- Beitritt
- 08.11.2001
- Beiträge
- 2.833
- Zuletzt bearbeitet:
- Kommentare: 14
Mit seinem schwarzen Zylinder
Mit seinem schwarzem Zylinder
Ich weiß nicht, wie ich es dir erklären soll. Es ist schon so lange her, dass es begann. Schon Jahre. Er trat in mein Leben, als alles gut war. Normal und gut. Und dann kam er. Mit seinem schwarzen Zylinder.
Er stand einfach da, regungslos und ich habe mich erschrocken. Ich habe damals etwas ganz Banales getan. Ich weiß nicht einmal mehr, was.
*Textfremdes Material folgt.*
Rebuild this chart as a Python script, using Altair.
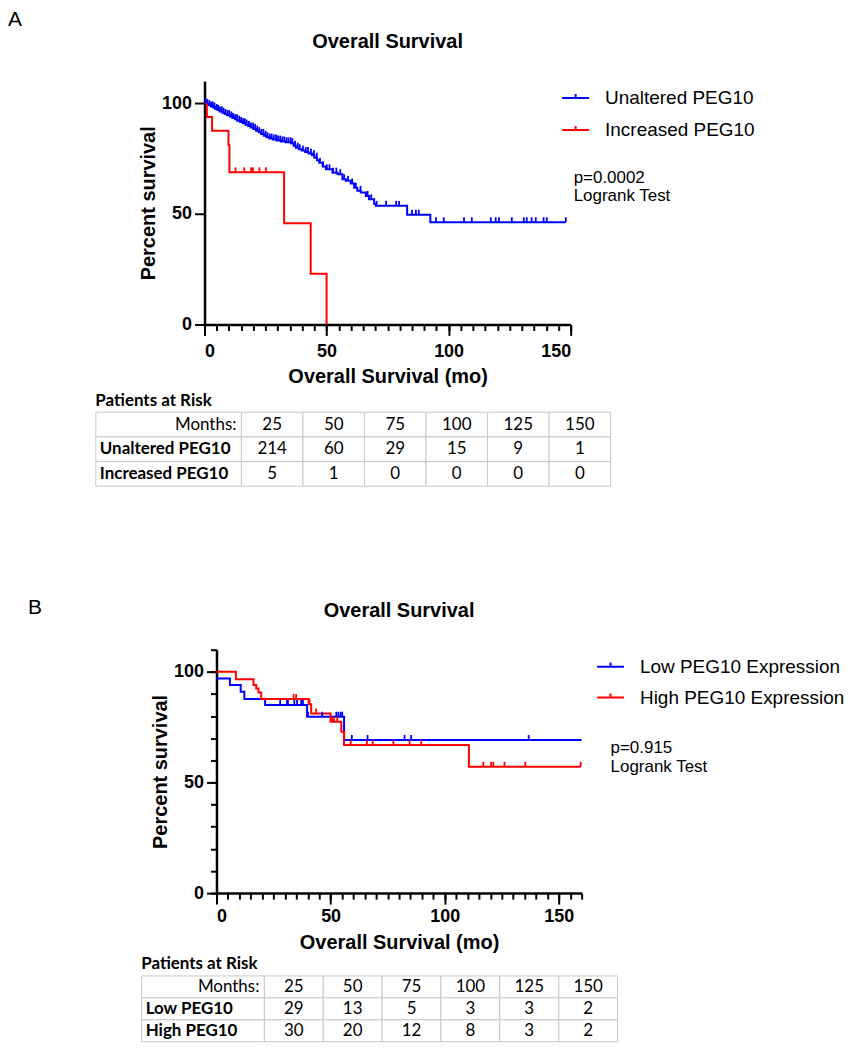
import bisect
import altair as alt
import pandas as pd

FONT = "Liberation Sans"
TFONT = "Lato"
BLUE = "#0000ff"
RED = "#ff0000"

# ---------------- Panel A ----------------
A_GROUPS = ["Unaltered PEG10", "Increased PEG10"]
A_BLUE_T = [0, 0.8, 1.7, 2.6, 3.5, 4.4, 5.3, 6.2, 7.3, 8.3, 9.2, 10.4, 11.4, 12.5, 13.4,
            14.6, 15.7, 16.8, 17.9, 18.9, 20.0, 21.1, 22.2, 23.2, 24.3, 25.4, 26.6, 28.0,
            29.5, 31.3, 33.2, 35.4, 36.5, 37.4, 38.6, 39.8, 41.2, 42.6, 44.0, 45.0, 46.1,
            47.0, 48.4, 49.7, 52.4, 54.5, 56.5, 57.9, 59.9, 61.3, 62.6, 64.0, 66.1, 67.4,
            69.5, 70.2, 83.0, 92.5, 148.0]
A_BLUE_S = [100, 99.6, 99.1, 98.5, 98.0, 97.4, 96.9, 96.3, 95.7, 95.1, 94.6, 94.0, 93.3,
            92.7, 92.1, 91.5, 90.9, 90.3, 89.7, 89.0, 88.3, 87.6, 86.9, 86.1, 85.3, 84.6,
            84.0, 83.6, 83.1, 82.7, 82.3, 81.9, 80.8, 79.9, 79.2, 78.6, 77.9, 77.3, 76.5,
            75.4, 74.2, 73.1, 71.4, 70.1, 68.6, 67.9, 65.6, 64.9, 63.7, 61.8, 60.4, 59.6,
            58.1, 56.6, 54.4, 53.6, 49.6, 46.2, 46.2]
A_BLUE_CENS = [0.5, 1.2, 2.0, 2.7, 3.4, 4.1, 5.0, 5.6, 6.3, 7.1, 7.8, 8.6, 9.4, 10.1, 11.0,
               11.7, 12.5, 13.3, 14.2, 15.0, 15.8, 16.5, 17.3, 18.2, 19.0, 19.9, 20.7, 21.6,
               22.4, 23.3, 24.1, 25.0, 25.8, 26.7, 27.5, 28.4, 29.3, 30.1, 31.0, 31.9, 32.7,
               33.6, 34.4, 35.3, 36.0, 37.1, 38.2, 39.0, 40.3, 41.5, 42.4, 43.6, 44.8, 46.0,
               47.3, 48.6, 50.1, 51.2, 52.7, 54.0, 55.6, 57.2, 58.8, 60.5, 62.0, 63.9, 66.8,
               68.3, 70.5, 74.4, 78.5, 79.7, 85.0, 86.6, 87.8, 94.8, 98.0, 106.3, 109.5,
               117.3, 119.3, 120.6, 125.9, 130.8, 132.0, 134.0, 135.7, 138.9, 140.2, 148.0]
A_RED_T = [0, 0.95, 3.1, 9.8, 10.2, 32.6, 43.5, 50.0]
A_RED_S = [100, 93.75, 87.5, 81.25, 68.75, 45.8, 22.9, 0]
A_RED_CENS = [12.7, 16.3, 19.1, 19.8, 22.5, 25.2]
A_PTEXT = ["p=0.0002", "Logrank Test"]

# ---------------- Panel B ----------------
B_GROUPS = ["Low PEG10 Expression", "High PEG10 Expression"]
B_BLUE_T = [0, 5.9, 10.6, 12.2, 21.3, 39.7, 55.9, 160.0]
B_BLUE_S = [97.0, 94.0, 91.0, 87.7, 85.0, 79.7, 69.2, 69.2]
B_BLUE_CENS = [27.9, 30.9, 31.3, 34.1, 35.3, 37.1, 37.9, 40.1, 46.3, 52.5, 53.4, 54.4,
               55.1, 59.3, 66.2, 82.4, 85.3, 136.8]
B_RED_T = [0, 8.5, 16.2, 17.4, 18.4, 19.6, 40.4, 41.5, 50.0, 54.7, 55.9, 110.6, 159.6]
B_RED_S = [100, 96.7, 94.0, 92.5, 90.7, 87.7, 85.4, 81.2, 77.4, 72.9, 66.9, 57.1, 57.1]
B_RED_CENS = [33.8, 34.9, 40.8, 43.7, 50.6, 51.5, 52.9, 58.8, 65.9, 68.4, 77.5, 84.6,
              89.7, 116.9, 120.3, 121.3, 126.2, 135.3, 159.6]
B_PTEXT = ["p=0.915", "Logrank Test"]

# ---------------- Patients at risk tables ----------------
MONTHS = ["25", "50", "75", "100", "125", "150"]
A_ROWS = ["Months:", "Unaltered PEG10", "Increased PEG10"]
A_RISK_1 = [214, 60, 29, 15, 9, 1]
A_RISK_2 = [5, 1, 0, 0, 0, 0]
B_ROWS = ["Months:", "Low PEG10", "High PEG10"]
B_RISK_1 = [29, 13, 5, 3, 3, 2]
B_RISK_2 = [30, 20, 12, 8, 3, 2]

TITLE = "Overall Survival"
XTITLE = "Overall Survival (mo)"
YTITLE = "Percent survival"
TABLE_TITLE = "Patients at Risk"

TICK_PATH = "M0,0L0,-1"
LEGEND_PATH = "M-1,0L1,0M0,0L0,-0.3"


def step_df(groups, Ts, Ss):
    rows = []
    for g, T, S in zip(groups, Ts, Ss):
        for i, (t, s) in enumerate(zip(T, S)):
            rows.append({"t": t, "s": s, "g": g, "i": i})
    return pd.DataFrame(rows)


def cens_df(groups, Ts, Ss, Cs):
    rows = []
    for g, T, S, C in zip(groups, Ts, Ss, Cs):
        for c in C:
            k = bisect.bisect_right(T, c) - 1
            rows.append({"t": c, "s": S[k], "g": g})
    return pd.DataFrame(rows)


def text_layer(text, x, y, size, weight="normal", align="left", baseline="alphabetic",
               font=FONT):
    return alt.Chart(pd.DataFrame({"label": [text]})).mark_text(
        align=align, baseline=baseline, font=font, fontSize=size,
        fontWeight=weight, color="black"
    ).encode(x=alt.value(x), y=alt.value(y), text="label:N")


def spacer(w):
    return alt.Chart(pd.DataFrame({"a": [0]})).mark_point(opacity=0).properties(
        width=w, height=10)


def km_panel(letter, letter_xy, groups, Ts, Ss, Cs, xmax, width, height,
             x_label_pad, x_title_pad, y_minor, legend_xy, row_pad, legend_fs,
             ptexts, p_xy, title_y):
    xs = alt.Scale(domain=[0, xmax], nice=False, zero=False)
    ys = alt.Scale(domain=[0, 110], nice=False, zero=False)
    cscale = alt.Scale(domain=groups, range=[BLUE, RED])
    x_major = alt.Axis(orient="bottom", values=list(range(0, xmax + 1, 50)), tickSize=11,
                       labelPadding=x_label_pad, title=XTITLE, titlePadding=x_title_pad,
                       grid=False)
    x_minor = alt.Axis(orient="bottom", values=list(range(0, xmax + 1, 5)), tickSize=6,
                       labels=False, domain=False, title=None, grid=False)
    y_major = alt.Axis(orient="left", values=[0, 50, 100], tickSize=10, labelPadding=3,
                       title=YTITLE, titlePadding=3, grid=False)
    if y_minor:
        y_min_axis = alt.Axis(orient="left", values=list(range(0, 111, 10)), tickSize=6,
                              labels=False, domain=False, title=None, grid=False)
    else:
        y_min_axis = None

    lines = alt.Chart(step_df(groups, Ts, Ss)).mark_line(
        interpolate="step-after", strokeWidth=2
    ).encode(
        x=alt.X("t:Q", scale=xs, axis=x_major),
        y=alt.Y("s:Q", scale=ys, axis=y_major),
        color=alt.Color("g:N", scale=cscale, legend=alt.Legend(
            orient="none", legendX=legend_xy[0], legendY=legend_xy[1], title=None,
            symbolType=LEGEND_PATH, symbolSize=729, symbolStrokeWidth=2,
            labelFont=FONT, labelFontSize=legend_fs, labelColor="black", labelOffset=15,
            rowPadding=row_pad, padding=0, labelLimit=500)),
        order="i:Q",
    )
    cens = alt.Chart(cens_df(groups, Ts, Ss, Cs)).mark_point(
        shape=TICK_PATH, size=100, strokeWidth=1.8, filled=False, opacity=1
    ).encode(
        x=alt.X("t:Q", scale=xs, axis=x_minor),
        y=alt.Y("s:Q", scale=ys, axis=y_min_axis),
        color=alt.Color("g:N", scale=cscale, legend=None),
    )
    layers = [
        lines, cens,
        text_layer(letter, letter_xy[0], letter_xy[1], 21, baseline="top"),
        text_layer(TITLE, width / 2, title_y, 20, weight="bold", align="center"),
        text_layer(ptexts[0], p_xy[0], p_xy[1], 17),
        text_layer(ptexts[1], p_xy[0], p_xy[2], 17),
    ]
    return alt.layer(*layers).resolve_axis(x="independent", y="independent").properties(
        width=width, height=height)


def risk_table(rows, r1, r2, label_w, col_w, row_h, fs):
    h = row_h * len(rows)
    lab_df = pd.DataFrame({"row": rows})
    yenc = alt.Y("row:N", sort=rows, scale=alt.Scale(paddingInner=0, paddingOuter=0),
                 axis=None)
    lab_rect = alt.Chart(lab_df).mark_rect(
        fill="white", stroke="#c8c8c8", strokeWidth=1).encode(y=yenc)
    lab_hdr = alt.Chart(lab_df).transform_filter(alt.datum.row == rows[0]).mark_text(
        align="right", baseline="middle", font=TFONT, fontSize=fs, color="black"
    ).encode(y=yenc, x=alt.value(label_w - 5), text="row:N")
    lab_names = alt.Chart(lab_df).transform_filter(alt.datum.row != rows[0]).mark_text(
        align="left", baseline="middle", font=TFONT, fontSize=fs, fontWeight="bold",
        color="black"
    ).encode(y=yenc, x=alt.value(4), text="row:N")
    lab = alt.layer(lab_rect, lab_hdr, lab_names).properties(
        width=label_w, height=h,
        title=alt.TitleParams(TABLE_TITLE, anchor="start", font=TFONT, fontSize=fs,
                              fontWeight="bold", color="black", offset=2))

    recs = []
    for j, m in enumerate(MONTHS):
        recs.append({"row": rows[0], "col": m, "val": m})
        recs.append({"row": rows[1], "col": m, "val": str(r1[j])})
        recs.append({"row": rows[2], "col": m, "val": str(r2[j])})
    val_df = pd.DataFrame(recs)
    xenc = alt.X("col:N", sort=MONTHS, scale=alt.Scale(paddingInner=0, paddingOuter=0),
                 axis=None)
    val_rect = alt.Chart(val_df).mark_rect(
        fill="white", stroke="#c8c8c8", strokeWidth=1).encode(x=xenc, y=yenc)
    val_text = alt.Chart(val_df).mark_text(
        align="center", baseline="middle", font=TFONT, fontSize=fs, color="black"
    ).encode(x=xenc, y=yenc, text="val:N")
    val = alt.layer(val_rect, val_text).properties(width=col_w * len(MONTHS), height=h)
    return [lab, val]


# legend x is measured from the row's left edge, legend y from the plot top
plotA = km_panel("A", (-197, -72), A_GROUPS, [A_BLUE_T, A_RED_T], [A_BLUE_S, A_RED_S],
                 [A_BLUE_CENS, A_RED_CENS], 150, 367, 244, 7, 6, False,
                 (554.5, 2.5), 7, 19, A_PTEXT, (370, 102, 120), -33)
plotB = km_panel("B", (-189, -53), B_GROUPS, [B_BLUE_T, B_RED_T], [B_BLUE_S, B_RED_S],
                 [B_BLUE_CENS, B_RED_CENS], 160, 366, 244, 3, 8, True,
                 (589.5, 2.5), 6, 19, B_PTEXT, (395, 104, 123), -33)

# every row starts with an invisible spacer; "flush" bounds place the next view
# right after the spacer's width, so the spacer sets the left offset of each row
rowA = alt.hconcat(spacer(197), plotA, spacing=0, bounds="flush")
rowB = alt.hconcat(spacer(209), plotB, spacing=0, bounds="flush")
tableA = alt.hconcat(spacer(88), *risk_table(A_ROWS, A_RISK_1, A_RISK_2, 146, 370 / 6,
                                             24.7, 17), spacing=0, bounds="flush")
tableB = alt.hconcat(spacer(134), *risk_table(B_ROWS, B_RISK_1, B_RISK_2, 123, 59, 22, 17),
                     spacing=0, bounds="flush")

top = alt.vconcat(rowA, tableA, spacing=5)
bottom = alt.vconcat(rowB, tableB, spacing=2)

chart = alt.vconcat(top, bottom, spacing=110).properties(padding=0).resolve_scale(
    color="independent").resolve_legend(color="independent").configure_view(
    stroke=None).configure_axis(
    domainColor="black", domainWidth=2.5, tickColor="black", tickWidth=2,
    labelFont=FONT, labelFontSize=18, labelFontWeight="bold", labelColor="black",
    titleFont=FONT, titleFontSize=20, titleFontWeight="bold", titleColor="black",
    grid=False)

chart.save("out.html", embed_options={"renderer": "svg", "actions": False})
Vielleicht habe ich im Garten Wäsche aufgehängt. Er stand dort, mitten auf der Straße, in seiner Jacke aus bunten Stoffflicken und sah mich unverwandt an. Mit einem Blick, wie ich ihn niemals wieder erlebt habe. Ich glaube, ich wollte das Laken fallen lassen, das ich über die Leine hängte und wollte ihm folgen. Ich wollte die Klammern fallen lassen und mit ihm gehen.
Die Wagen brausten an ihm vorüber, als wäre er nicht da. Als könnte er nicht jeden Augenblick von ihnen erfasst werden. Ich wollte bei ihm sein, mit ihm gehen, sofort, aber dann habe ich den Bann gebrochen und zu Boden gesehen und er hatte keine Macht mehr über mich.
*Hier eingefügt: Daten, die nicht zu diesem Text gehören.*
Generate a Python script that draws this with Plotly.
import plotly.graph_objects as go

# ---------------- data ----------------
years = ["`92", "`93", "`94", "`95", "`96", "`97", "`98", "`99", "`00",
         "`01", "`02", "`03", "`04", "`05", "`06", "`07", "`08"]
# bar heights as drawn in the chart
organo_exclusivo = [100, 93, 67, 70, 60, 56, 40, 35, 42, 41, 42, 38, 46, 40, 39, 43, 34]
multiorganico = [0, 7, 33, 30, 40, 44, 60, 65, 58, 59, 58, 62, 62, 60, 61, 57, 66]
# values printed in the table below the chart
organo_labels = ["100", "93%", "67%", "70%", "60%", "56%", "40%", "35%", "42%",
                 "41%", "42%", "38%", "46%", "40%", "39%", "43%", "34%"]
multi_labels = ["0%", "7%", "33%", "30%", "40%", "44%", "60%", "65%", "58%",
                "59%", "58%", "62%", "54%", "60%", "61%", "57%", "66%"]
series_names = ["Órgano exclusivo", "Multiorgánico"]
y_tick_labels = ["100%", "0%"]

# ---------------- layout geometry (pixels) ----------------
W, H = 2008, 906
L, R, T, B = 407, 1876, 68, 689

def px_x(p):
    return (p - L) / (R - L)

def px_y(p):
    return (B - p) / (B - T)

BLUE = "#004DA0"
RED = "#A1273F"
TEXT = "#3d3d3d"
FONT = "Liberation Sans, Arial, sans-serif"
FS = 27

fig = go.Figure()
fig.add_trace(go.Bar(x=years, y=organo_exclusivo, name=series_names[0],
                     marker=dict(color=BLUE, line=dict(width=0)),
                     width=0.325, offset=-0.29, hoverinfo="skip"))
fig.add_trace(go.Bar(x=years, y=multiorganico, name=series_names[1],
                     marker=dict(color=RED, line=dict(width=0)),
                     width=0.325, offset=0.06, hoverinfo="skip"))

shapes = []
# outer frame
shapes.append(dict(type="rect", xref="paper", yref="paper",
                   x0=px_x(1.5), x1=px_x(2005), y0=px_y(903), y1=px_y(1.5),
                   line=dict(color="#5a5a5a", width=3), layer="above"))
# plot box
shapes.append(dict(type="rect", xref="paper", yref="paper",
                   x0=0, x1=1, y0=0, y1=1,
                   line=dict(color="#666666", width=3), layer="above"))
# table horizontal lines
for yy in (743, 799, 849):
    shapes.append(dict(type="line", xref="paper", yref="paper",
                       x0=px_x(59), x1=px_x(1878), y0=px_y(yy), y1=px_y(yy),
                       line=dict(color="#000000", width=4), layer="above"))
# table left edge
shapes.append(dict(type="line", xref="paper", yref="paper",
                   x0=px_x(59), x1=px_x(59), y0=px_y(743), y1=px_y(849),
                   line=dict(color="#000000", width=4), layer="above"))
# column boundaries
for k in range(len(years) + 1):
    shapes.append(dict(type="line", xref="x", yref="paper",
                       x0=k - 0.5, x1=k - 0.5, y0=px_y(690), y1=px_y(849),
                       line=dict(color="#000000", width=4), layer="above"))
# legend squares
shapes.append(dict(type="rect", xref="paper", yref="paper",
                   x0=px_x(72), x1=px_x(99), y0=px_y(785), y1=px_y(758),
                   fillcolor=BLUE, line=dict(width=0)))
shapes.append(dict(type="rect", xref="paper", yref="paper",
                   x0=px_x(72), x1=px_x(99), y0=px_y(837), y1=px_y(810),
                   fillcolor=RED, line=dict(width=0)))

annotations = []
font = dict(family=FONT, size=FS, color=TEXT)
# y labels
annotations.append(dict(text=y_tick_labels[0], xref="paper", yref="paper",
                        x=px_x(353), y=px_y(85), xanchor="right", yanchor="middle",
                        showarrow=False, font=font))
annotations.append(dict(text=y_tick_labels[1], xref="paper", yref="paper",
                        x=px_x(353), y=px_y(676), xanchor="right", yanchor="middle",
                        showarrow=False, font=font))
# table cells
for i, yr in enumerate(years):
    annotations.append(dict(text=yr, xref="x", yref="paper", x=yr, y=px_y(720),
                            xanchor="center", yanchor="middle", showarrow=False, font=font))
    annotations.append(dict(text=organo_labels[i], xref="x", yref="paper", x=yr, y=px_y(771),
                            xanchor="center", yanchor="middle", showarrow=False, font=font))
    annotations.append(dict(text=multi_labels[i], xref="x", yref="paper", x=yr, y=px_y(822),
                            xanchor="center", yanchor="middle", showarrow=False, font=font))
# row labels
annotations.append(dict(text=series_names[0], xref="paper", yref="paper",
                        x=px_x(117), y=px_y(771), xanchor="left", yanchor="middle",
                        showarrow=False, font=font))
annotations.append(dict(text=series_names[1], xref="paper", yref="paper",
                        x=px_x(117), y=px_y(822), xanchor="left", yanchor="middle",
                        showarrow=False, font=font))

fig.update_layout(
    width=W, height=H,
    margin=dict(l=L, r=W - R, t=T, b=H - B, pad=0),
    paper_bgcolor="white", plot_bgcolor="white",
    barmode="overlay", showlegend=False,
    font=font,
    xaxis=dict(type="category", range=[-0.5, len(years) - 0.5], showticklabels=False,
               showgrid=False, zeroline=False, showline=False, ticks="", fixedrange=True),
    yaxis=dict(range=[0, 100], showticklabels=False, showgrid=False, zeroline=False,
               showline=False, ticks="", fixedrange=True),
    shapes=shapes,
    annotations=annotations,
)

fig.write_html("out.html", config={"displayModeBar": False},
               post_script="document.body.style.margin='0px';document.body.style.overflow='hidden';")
Oder ich habe gerade telefoniert. Über alltägliche Dinge. Und er hat mich angesehen, den Zylinder tief in die Stirn geschoben, als wolle er lustig sein. Aber natürlich war er auch da ernsthaft. Und ich habe weiter telefoniert. Und ihn erst einmal wieder vergessen.
Oder vielleicht habe ich ein Buch gelesen. Seine Anwesenheit im Zimmer war wie mit Händen zu greifen. Als ich ihn wahrnahm, stand er regungslos im Türrahmen und seine stummen Blicke baten mich, mitzukommen. Ich habe weitergelesen und er hat mich weiter beobachtet.
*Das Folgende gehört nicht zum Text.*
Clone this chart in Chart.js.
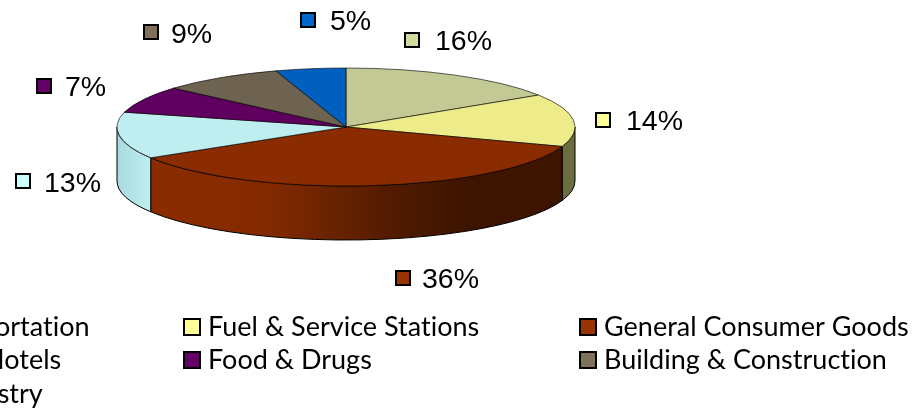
<!DOCTYPE html>
<html>
<head>
<meta charset="utf-8">
<title>Pie</title>
<style>
  html, body { margin: 0; padding: 0; background: #fff; overflow: hidden; }
  canvas { display: block; }
</style>
<script src="https://cdn.jsdelivr.net/npm/chart.js@4"></script>
</head>
<body>
<canvas id="chart" width="913" height="409"></canvas>
<script>
const categories = ['Transportation', 'Fuel & Service Stations', 'General Consumer Goods', 'Hotels', 'Food & Drugs', 'Building & Construction', 'Industry'];
// the printed labels are these rounded
const shares = [15.9, 14.45, 35.9, 12.8, 7.4, 8.6, 4.95];

const topColors = ['#c3c994', '#eeec8a', '#8b2c00', '#bfeef0', '#5f005f', '#6e6350', '#0060bf'];
const swatchColors = ['#d3da9e', '#ffff99', '#993300', '#ccffff', '#660066', '#7f7059', '#0066cc'];
const wallStops = [
  [[0, '#6f7248'], [1, '#6f7248']],
  [[0, '#6b6d3f'], [1, '#6b6d3f']],
  [[0, '#8b2c00'], [0.28, '#852a00'], [0.46, '#662200'], [0.6, '#501a00'], [0.78, '#3c1400'], [1, '#3c1400']],
  [[0, '#a9dadd'], [1, '#bfeef0']],
  [[0, '#400040'], [1, '#400040']],
  [[0, '#4d4538'], [1, '#4d4538']],
  [[0, '#004080'], [1, '#004080']],
];

// where the pie sits on the page (flattened ellipse plus wall height)
const pie = { x: 346, y: 127, rx: 229, ry: 59, depth: 54 };

// marker box and text position of each percent label, same order as categories
const labelSpots = [
  [404, 32, 435, 50],
  [595, 112, 626, 130],
  [395, 270, 422, 288],
  [15, 173, 44, 192],
  [36, 78, 65, 96],
  [143, 24, 171, 43],
  [300, 12, 330, 30],
];

// legend cells: swatch x, text x, text baseline (first column runs off the page)
const legendSpots = [
  [-112, -83, 336],
  [184, 208, 336],
  [580, 604, 336],
  [-112, -16, 369],
  [184, 208, 369],
  [580, 604, 369],
  [-112, -55, 403],
];

const flatWalls = {
  id: 'flatWalls',
  beforeDatasetsDraw(chart) {
    const { ctx } = chart;
    const arcs = chart.getDatasetMeta(0).data;

    arcs.forEach((arc, i) => {
      const from = Math.max(arc.startAngle, 0);
      const to = Math.min(arc.endAngle, Math.PI);
      if (to <= from) return;

      const x0 = pie.x + pie.rx * Math.cos(to);
      const x1 = pie.x + pie.rx * Math.cos(from);
      const grad = ctx.createLinearGradient(x0, 0, x1, 0);
      wallStops[i].forEach(([at, color]) => grad.addColorStop(at, color));

      ctx.save();
      ctx.beginPath();
      ctx.ellipse(pie.x, pie.y, pie.rx, pie.ry, 0, from, to);
      ctx.ellipse(pie.x, pie.y + pie.depth, pie.rx, pie.ry, 0, to, from, true);
      ctx.closePath();
      ctx.fillStyle = grad;
      ctx.fill();
      ctx.lineWidth = 1;
      ctx.strokeStyle = '#000';
      ctx.stroke();
      ctx.restore();
    });

    // squash the library's arcs onto the top ellipse
    const center = arcs[0];
    ctx.save();
    ctx.translate(pie.x, pie.y);
    ctx.scale(1, pie.ry / pie.rx);
    ctx.translate(-center.x, -center.y);
  },
  afterDatasetsDraw(chart) {
    chart.ctx.restore();
  },
};

function drawBox(ctx, x, y, size, color) {
  ctx.fillStyle = color;
  ctx.strokeStyle = '#000';
  ctx.lineWidth = 2;
  ctx.fillRect(x, y, size, size);
  ctx.strokeRect(x, y, size, size);
}

const pageText = {
  id: 'pageText',
  afterDraw(chart) {
    const { ctx } = chart;
    ctx.save();
    ctx.textAlign = 'left';
    ctx.textBaseline = 'alphabetic';

    shares.forEach((share, i) => {
      const [bx, by, tx, ty] = labelSpots[i];
      drawBox(ctx, bx + 1, by + 1, 14, swatchColors[i]);
      ctx.fillStyle = '#000';
      ctx.font = '28.5px "Liberation Sans"';
      ctx.fillText(Math.round(share) + '%', tx, ty);
    });

    // a touch of spacing keeps Lato from joining "ti" into a ligature
    ctx.letterSpacing = '0.01px';
    categories.forEach((name, i) => {
      const [bx, tx, ty] = legendSpots[i];
      drawBox(ctx, bx, ty - 17, 16, swatchColors[i]);
      ctx.fillStyle = '#000';
      ctx.font = '27px Lato';
      ctx.fillText(name, tx, ty);
    });
    ctx.restore();
  },
};

new Chart(document.getElementById('chart'), {
  type: 'pie',
  data: {
    labels: categories,
    datasets: [{
      data: shares,
      backgroundColor: topColors,
      borderColor: '#000',
      borderWidth: 1,
      radius: pie.rx,
      clip: false,
    }],
  },
  options: {
    responsive: false,
    animation: false,
    layout: { padding: 0 },
    plugins: { legend: { display: false }, tooltip: { enabled: false } },
  },
  plugins: [flatWalls, pageText],
});
</script>
</body>
</html>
Ich habe geschlafen und er saß am Fußende meines Bettes. Ich habe mich an ihn gewöhnt. Seine Blicke wurden vertraut. Die Berührungen, die ausblieben, intensiv. Ich fühlte mich von ihm abhängig. Wusste, dass er mich bat, mit ihm zu gehen. Wusste, dass ich es tun würde. Und war doch nicht bereit.
Er hat niemals die Geduld verloren. Mit dieser unbegreiflichen Ruhe kann er warten. Und wenn ich ans Fenster trete, sehe ich seine bunte Jacke im Garten, den Zylinder neben einem Baum, seine Augen zwischen den Rosen. Und er bittet mich. Ich bin bald bereit, ihm zu folgen.
Dann, nach Jahren, habe ich ihm zugesehen, wie er durch eine Tür in mein Leben trat. Ich bin ihm gefolgt, durch diese Tür. Und habe mein Leben betrachtet. Durch seine Augen. Habe mich umgesehen und intensiver erlebt. Von diesem Tag an war alles heller, bunter, lebendiger. Hinter dieser Tür. Seine Augen waren um so vieles intensiver als meine. Hielten mich in seinem Bann.
Bis ihr gekommen seid. Habt ihn entdeckt. Zu verjagen versucht. Habt mir gesagt, ich dürfe ihm nicht folgen. Aber ihr seid zu spät gekommen. Er und ich sind unzertrennlich geworden, über diese Jahre. Und ich habe keine Angst vor ihm. Nicht mehr. Stattdessen habe ich meinen Frieden mit ihm geschlossen. Werde ihm folgen.
Versteh doch, du nennst es Sterben und du sagst Krebs. Aber für mich ist er es. Mit seinem schwarzen Zylinder. Gekommen zu mir und ich gehe mit ihm fort.